Starting at the top of the entries below, write out each line up to and including the one containing "W, H = 678, 385". Leave the pictures out.

## START

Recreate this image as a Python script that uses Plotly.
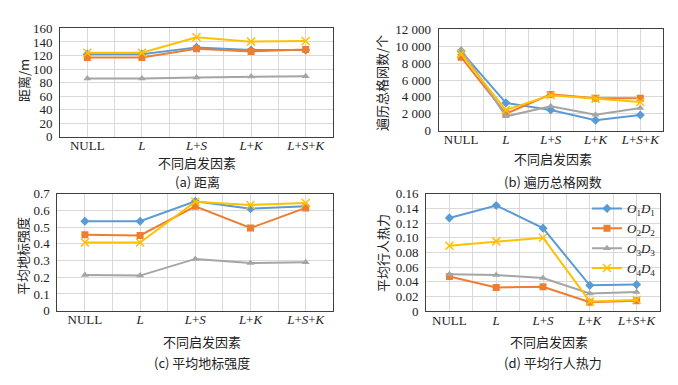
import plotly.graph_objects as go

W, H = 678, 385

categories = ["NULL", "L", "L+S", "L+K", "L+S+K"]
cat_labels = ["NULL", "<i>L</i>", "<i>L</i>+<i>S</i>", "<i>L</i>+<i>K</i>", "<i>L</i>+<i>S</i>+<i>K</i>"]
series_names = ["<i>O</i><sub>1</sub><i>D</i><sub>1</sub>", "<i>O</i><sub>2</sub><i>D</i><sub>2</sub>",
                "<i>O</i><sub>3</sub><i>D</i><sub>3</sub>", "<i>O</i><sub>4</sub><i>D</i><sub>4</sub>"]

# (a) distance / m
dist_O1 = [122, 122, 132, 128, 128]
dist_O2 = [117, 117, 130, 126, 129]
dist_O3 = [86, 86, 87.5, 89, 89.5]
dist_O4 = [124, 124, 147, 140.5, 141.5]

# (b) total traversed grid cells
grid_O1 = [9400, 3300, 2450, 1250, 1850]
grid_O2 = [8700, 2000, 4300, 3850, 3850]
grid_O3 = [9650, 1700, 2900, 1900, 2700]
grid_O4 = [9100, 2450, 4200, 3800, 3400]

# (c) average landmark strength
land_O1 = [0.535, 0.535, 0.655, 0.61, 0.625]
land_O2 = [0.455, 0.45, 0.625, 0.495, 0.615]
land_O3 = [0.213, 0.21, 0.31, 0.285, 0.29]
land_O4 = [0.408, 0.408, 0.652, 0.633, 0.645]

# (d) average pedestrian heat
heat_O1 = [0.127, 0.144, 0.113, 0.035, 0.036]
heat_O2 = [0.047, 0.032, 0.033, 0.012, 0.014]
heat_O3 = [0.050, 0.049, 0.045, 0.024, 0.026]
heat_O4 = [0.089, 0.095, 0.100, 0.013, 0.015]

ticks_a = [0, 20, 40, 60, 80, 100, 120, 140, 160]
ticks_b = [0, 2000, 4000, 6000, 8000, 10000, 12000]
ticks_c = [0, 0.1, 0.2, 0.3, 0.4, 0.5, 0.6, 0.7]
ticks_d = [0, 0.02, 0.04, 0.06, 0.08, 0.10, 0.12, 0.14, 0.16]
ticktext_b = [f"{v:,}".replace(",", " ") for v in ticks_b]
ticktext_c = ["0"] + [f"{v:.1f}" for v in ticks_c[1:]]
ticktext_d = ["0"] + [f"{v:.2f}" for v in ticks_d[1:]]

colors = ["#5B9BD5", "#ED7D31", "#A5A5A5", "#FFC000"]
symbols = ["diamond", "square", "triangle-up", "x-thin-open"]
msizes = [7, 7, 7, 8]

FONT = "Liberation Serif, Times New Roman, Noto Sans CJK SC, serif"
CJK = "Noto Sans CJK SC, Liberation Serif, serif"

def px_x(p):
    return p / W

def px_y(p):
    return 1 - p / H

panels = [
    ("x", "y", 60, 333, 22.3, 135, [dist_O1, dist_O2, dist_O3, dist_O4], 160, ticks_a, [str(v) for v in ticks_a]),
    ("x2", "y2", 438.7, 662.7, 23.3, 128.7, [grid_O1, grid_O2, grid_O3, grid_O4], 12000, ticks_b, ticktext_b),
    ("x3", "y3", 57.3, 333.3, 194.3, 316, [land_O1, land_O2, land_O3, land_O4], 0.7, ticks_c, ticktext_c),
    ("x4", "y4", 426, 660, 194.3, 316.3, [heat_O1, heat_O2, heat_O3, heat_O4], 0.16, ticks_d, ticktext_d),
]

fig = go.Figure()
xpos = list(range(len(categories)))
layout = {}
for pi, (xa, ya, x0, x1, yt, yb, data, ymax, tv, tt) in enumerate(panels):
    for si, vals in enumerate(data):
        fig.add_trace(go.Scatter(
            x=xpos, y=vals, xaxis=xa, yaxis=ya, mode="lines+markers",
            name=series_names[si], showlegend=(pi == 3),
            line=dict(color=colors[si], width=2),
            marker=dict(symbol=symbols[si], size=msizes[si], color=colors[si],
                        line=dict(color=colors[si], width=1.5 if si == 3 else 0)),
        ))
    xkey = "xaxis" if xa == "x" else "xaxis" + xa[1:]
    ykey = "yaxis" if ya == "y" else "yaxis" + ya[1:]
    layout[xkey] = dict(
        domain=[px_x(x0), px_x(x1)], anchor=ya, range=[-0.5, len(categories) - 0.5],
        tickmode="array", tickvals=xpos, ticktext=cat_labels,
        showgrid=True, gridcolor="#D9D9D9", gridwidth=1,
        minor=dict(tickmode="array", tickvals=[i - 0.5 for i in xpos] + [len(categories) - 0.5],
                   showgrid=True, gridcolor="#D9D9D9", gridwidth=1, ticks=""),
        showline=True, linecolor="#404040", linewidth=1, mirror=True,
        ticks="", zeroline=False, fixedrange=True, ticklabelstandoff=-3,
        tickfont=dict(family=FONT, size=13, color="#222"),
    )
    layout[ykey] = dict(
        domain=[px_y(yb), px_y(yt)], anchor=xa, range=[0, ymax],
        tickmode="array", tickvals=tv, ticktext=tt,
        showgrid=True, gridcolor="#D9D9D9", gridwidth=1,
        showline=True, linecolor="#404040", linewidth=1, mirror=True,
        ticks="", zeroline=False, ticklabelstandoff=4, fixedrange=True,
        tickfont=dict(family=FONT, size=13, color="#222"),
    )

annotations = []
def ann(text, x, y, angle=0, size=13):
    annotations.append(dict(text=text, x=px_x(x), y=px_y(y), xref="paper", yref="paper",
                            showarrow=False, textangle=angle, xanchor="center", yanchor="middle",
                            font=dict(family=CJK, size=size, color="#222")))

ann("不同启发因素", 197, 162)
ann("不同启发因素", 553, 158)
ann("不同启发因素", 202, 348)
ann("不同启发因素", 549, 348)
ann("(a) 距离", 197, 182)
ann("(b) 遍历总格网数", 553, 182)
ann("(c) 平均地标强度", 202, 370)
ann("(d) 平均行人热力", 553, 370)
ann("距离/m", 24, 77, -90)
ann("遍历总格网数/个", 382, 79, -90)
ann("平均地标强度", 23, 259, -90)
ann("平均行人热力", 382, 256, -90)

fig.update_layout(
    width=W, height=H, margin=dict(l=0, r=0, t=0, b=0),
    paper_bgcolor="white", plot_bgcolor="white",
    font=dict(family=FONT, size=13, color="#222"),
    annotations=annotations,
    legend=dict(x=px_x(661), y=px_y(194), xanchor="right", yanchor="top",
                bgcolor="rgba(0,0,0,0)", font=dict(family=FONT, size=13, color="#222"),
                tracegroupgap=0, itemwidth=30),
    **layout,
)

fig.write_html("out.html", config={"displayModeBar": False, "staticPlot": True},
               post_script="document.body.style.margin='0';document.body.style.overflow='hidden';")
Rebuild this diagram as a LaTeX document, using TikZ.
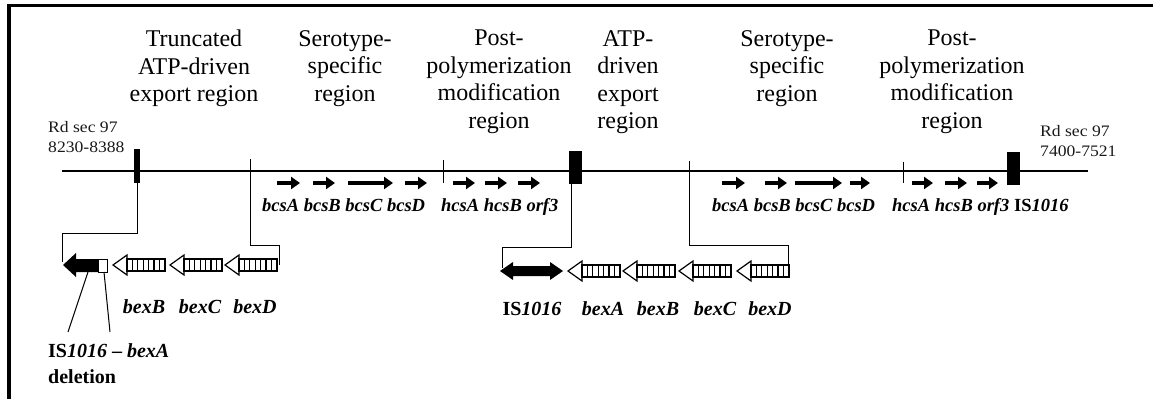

## END

◆ FINISHED TASK ◆
Recreate this image as a Python script that uses Plotly.
import plotly.graph_objects as go

W, H = 678, 385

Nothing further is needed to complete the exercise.